Home Office Deduction Can Lower Your Tax Bill, but Strict Rules Apply
Test Number 1: Regular and Exclusive Use
To qualify for the home-office deduction, taxpayers must meet two major tests. The first requirement is that the office is used regularly and exclusively for business. Regular use means the office is used often, although not necessarily every day. The space will not qualify for the deduction if it is used only occasionally, even if it is used only for business. Exclusively means that the office must be used for work only; any non-business use of the space will disqualify the worker from taking the home-office deduction. The only exceptions to the exclusivity rule apply to taxpayers who run a daycare center in their home or use a specific part of their home to store inventory or product samples.
Test Number 2: Principal Place of Business
The second test requires home offices to be used either as a place to meet with clients, customers or patients in the normal course of business or as the principal place of business. The home office will qualify as the principal place of business if 1) it is used regularly and exclusively for business, administrative or management activities and 2) there is no other fixed location where a substantial amount of this administrative work can be done. Examples of administrative work include calling customers and clients to set up appointments, billing customers and clients, keeping books and records and calling vendors to purchase supplies.
Special Rules for Employees
Employees who work from home offices must meet an additional hurdle. To qualify for the deduction, the home office must be for the convenience of the employer and the employer must provide documentation to the employee verifying it is the employer's decision and not an option of the employee. An example is an employer who does not provide office space for the employee and who is on a regular travel schedule. Employees who work from home a few days a week under a flexible workplace arrangement are not eligible to take the home-office deduction.
Determining What Is Deductible
Expenses such as equipment, decorating and supplies can be fully deducted if they are used exclusively for a qualified home office. A percentage of indirect expenses related to the residence, including mortgage interest, property taxes, utilities, homeowners' insurance, general maintenance, repairs and depreciation, may also be deductible.
Travel Costs
A key advantage of having a home office is that travel expenses from your front door to your client's office are deductible.

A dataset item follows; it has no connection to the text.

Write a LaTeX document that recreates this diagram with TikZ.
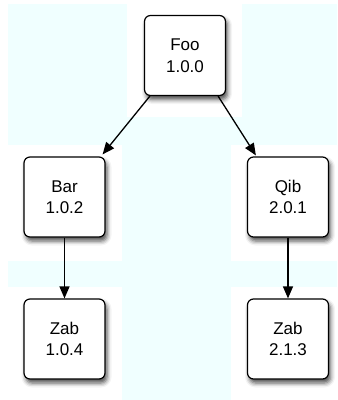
\documentclass[tikz,border=0pt]{standalone}
\usepackage{fontspec}
\setmainfont{Liberation Sans}
\usetikzlibrary{shadows.blur,arrows.meta}
\definecolor{bgcyan}{RGB}{240,255,255}
\begin{document}
\begin{tikzpicture}[x=1pt,y=-1pt,
  pkg/.style={draw=black, line width=1.2pt, fill=white, rounded corners=6pt,
    minimum width=81pt, minimum height=80pt, align=center, inner sep=0pt,
    font=\fontsize{17}{21.5}\selectfont,
    blur shadow={shadow xshift=2pt, shadow yshift=-4pt, shadow blur radius=4.5pt, shadow opacity=70}},
  dep/.style={-{Triangle[length=12pt,width=10pt]}, line width=1.3pt},
  bg/.style={fill=bgcyan, draw=none}]
\useasboundingbox (0,0) rectangle (338,400);
% background cells
\fill[bg] (8,4) rectangle (127,145);
\fill[bg] (242,4) rectangle (337,145);
\fill[bg] (8,117) rectangle (337,145);
\fill[bg] (122,117) rectangle (231,400);
\fill[bg] (8,261) rectangle (337,287);
% nodes
\node[pkg] (foo)  at (185,55.5) {Foo\\1.0.0};
\node[pkg] (bar)  at (64.5,197) {Bar\\1.0.2};
\node[pkg] (qib)  at (288,197)  {Qib\\2.0.1};
\node[pkg] (zab1) at (64.5,339) {Zab\\1.0.4};
\node[pkg] (zab2) at (288,339)  {Zab\\2.1.3};
% connectors
\draw[dep] ([xshift=6pt]foo.south west) -- ([shift={(-3pt,2pt)}]bar.north east);
\draw[dep] ([xshift=-8pt]foo.south east) -- ([shift={(9pt,1pt)}]qib.north west);
\draw[dep] (bar.south) -- (zab1.north);
\draw[dep] (qib.south) -- (zab2.north);
\end{tikzpicture}
\end{document}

As an employee, travel to your first meeting of the day or from your last meeting to your home is considered commuting and is not deductible. As always, IRS recordkeeping rules must be considered and a log of your travel expenses is necessary to substantiate the mileage expenses.
Calculating the Deduction
Generally, the amount that can be deducted depends on the percentage of the home used for business. The safest method is to divide the total square footage of the house (not counting an unfinished basement or attic or a patio) by the square footage allocated to the business. If the house is 2,500 square feet and the office takes up 250 square feet, then 10 percent of indirect expenses would be deductible. Keep in mind that the amount of the home-office deduction cannot exceed the net income from the business.

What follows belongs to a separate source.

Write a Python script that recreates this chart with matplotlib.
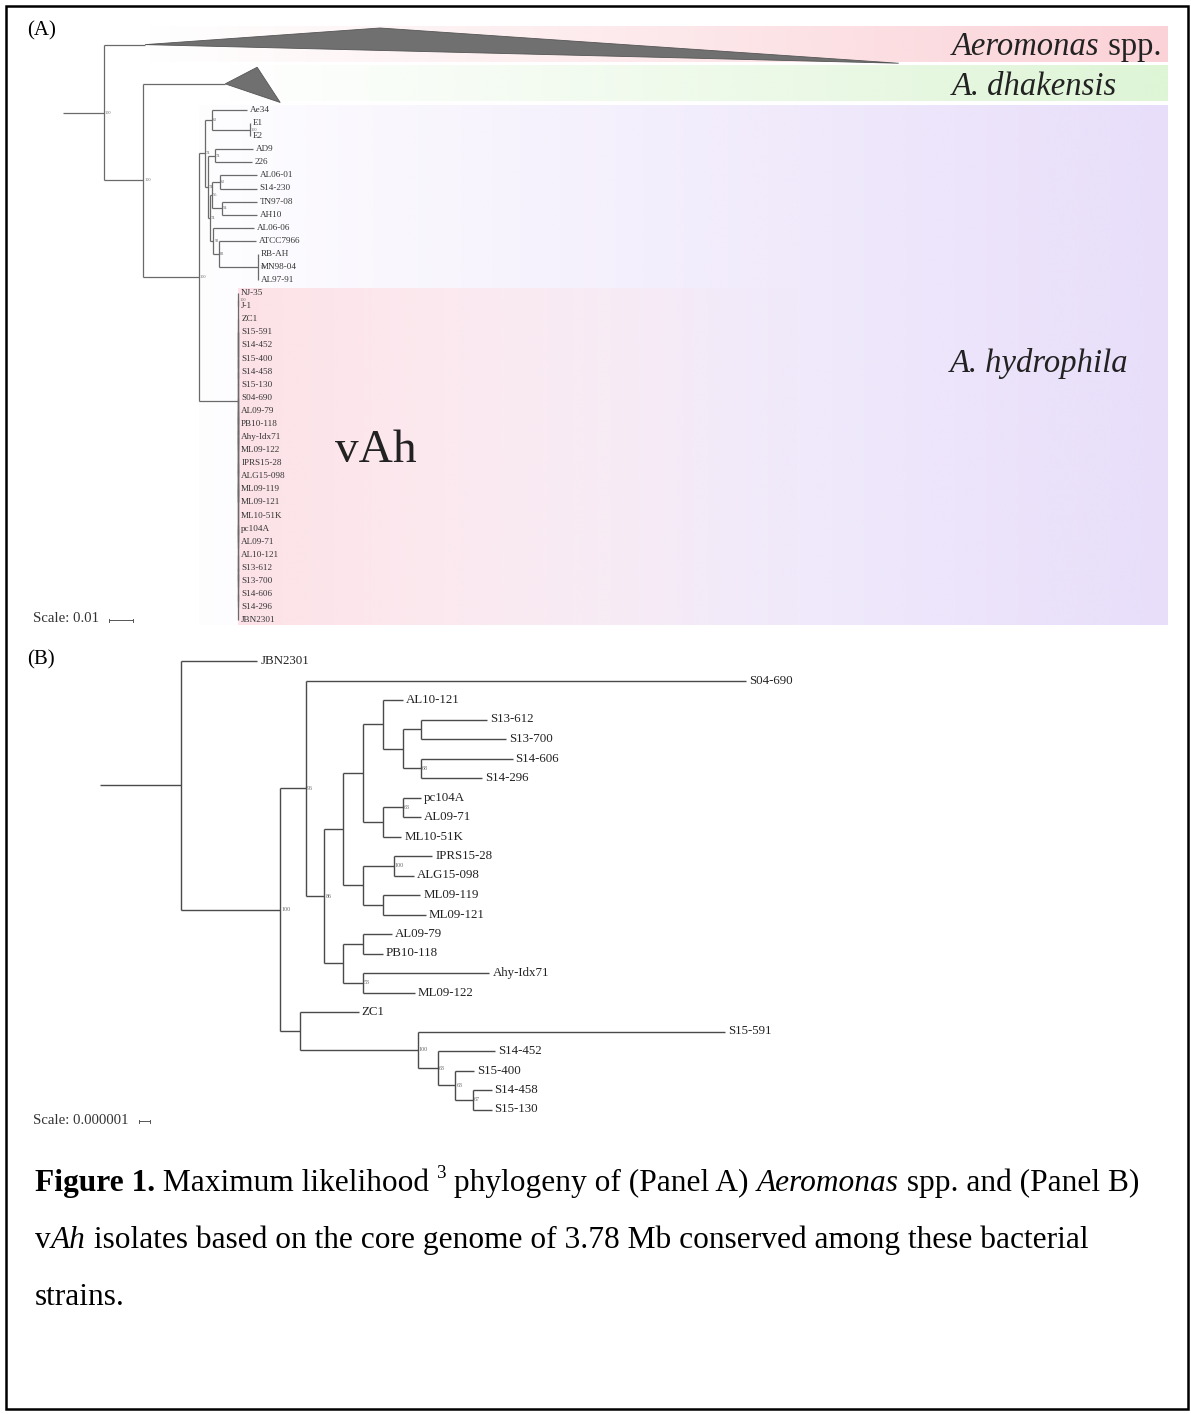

Claiming the Home-Office Deduction
Self-employed workers use Form 8829, "Expenses for Business Use of your Home," to compute home-office deductions and report the deduction on Schedule C. Employees must treat their home-office deductions, calculated on the worksheet in IRS Publication 587, "Business Use of Your Home," as miscellaneous itemized deductions, which are deductible only to the extent that they exceed two percent of adjusted gross income.
A CPA Can Help
CPAs say that establishing proof of your home office can help in the event of an audit by the Internal Revenue Service. Do that by using the address of the home office on business cards and stationery, taking photos of the office, and installing a separate telephone line there. Working with a CPA can help you set up a home office that meets IRS qualifications and helps you claim the eligible deductions.